Now the third point: moving out may lead to "a further fault damaging [or injuring] the children." What are examples? Perhaps in third world countries, where a family is fortunate to have even a roof over their heads. In first world countries psychological considerations may be more of a factor. Sure she** could move out if she was willing that her children starve or freeze to death... or maybe if she was not sick as a dog. Perhaps we are talking about someone prone to promiscuity who would find himself caught up in another relationship to the detriment of the children.
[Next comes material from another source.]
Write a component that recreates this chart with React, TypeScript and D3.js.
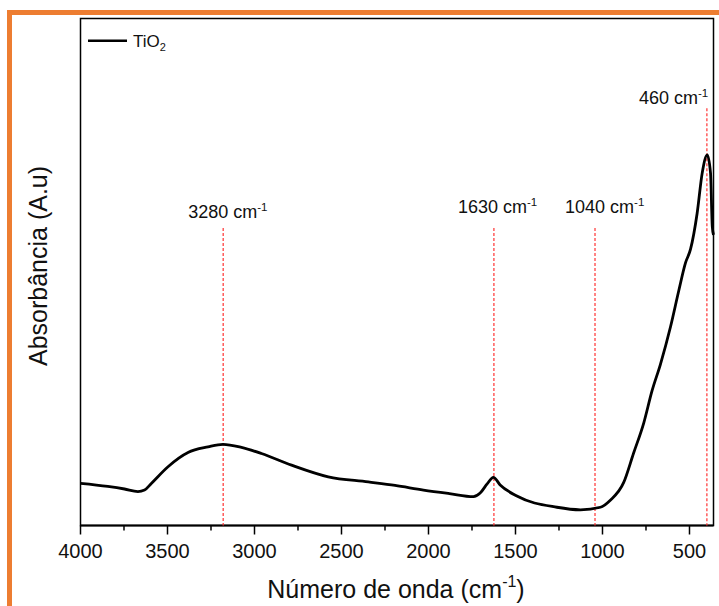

It is hard to say which circumstances pertain and that is why discernment is necessary.


Finally, the fourth point: Since there is no sin when living as brother and sister for serious motives, then when only one resolves to live continently she does not "obstinately persist in manifestly grave sin." Even if she should be violated, or worse if she should succumb to temptation, she may confess and renew her resolve of continence and so may have "access to the Sacraments."


The only remaining impediment to receiving the Sacraments then would be the scandal. We have to say that in this situation also there must needs be removal of scandal. As the Declaration says:

That scandal exists even if such behavior, unfortunately, no longer arouses surprise: in fact it is precisely with respect to the deformation of the conscience that it becomes more necessary for Pastors to act...

Even the appearance of living in sin while approaching the Sacraments does harm to faith. Again, I don't know precisely what this removal would consist in - I suppose she would need to discern that with counsel as in the previous case. For argument's sake, let's assume that scandal is somehow removed.


In both cases it is clear that only a person committed to continence can receive the Sacraments while living in an invalid marriage, scandal being removed. The person who has resolved continence is not only free, but is even encouraged to approach the Sacraments, whether succeeding in that resolve or repenting of having failed in it. How else could one hope to obtain grace enough to persevere in such difficult circumstances and so be saved?


The Buenos Bishops' letter is just one example of teachings which may at first glance seem confusing but must nonetheless be submitted to... because to reject the teachings of the Magisterium is not an option for a faithful Catholic!


Once we've made the decision to interpret a document with the mind of the Church, ambiguity begins to disappear and the Holy Spirit can enlighten our minds to the text's correct meaning. It is then, more than ever, that we thank God for the gift of the teaching office bestowed on our Holy Mother the Church!



  • *My apologies, but I took this post down after an objection because I wanted to make sure I was not unintentionally misleading anyone. This is a revised version of the post which I hope is much clearer than the previous version.

  • **For simplicity's sake I have stuck to one opposing pronoun for each person, but the pronouns could just as easily be reversed.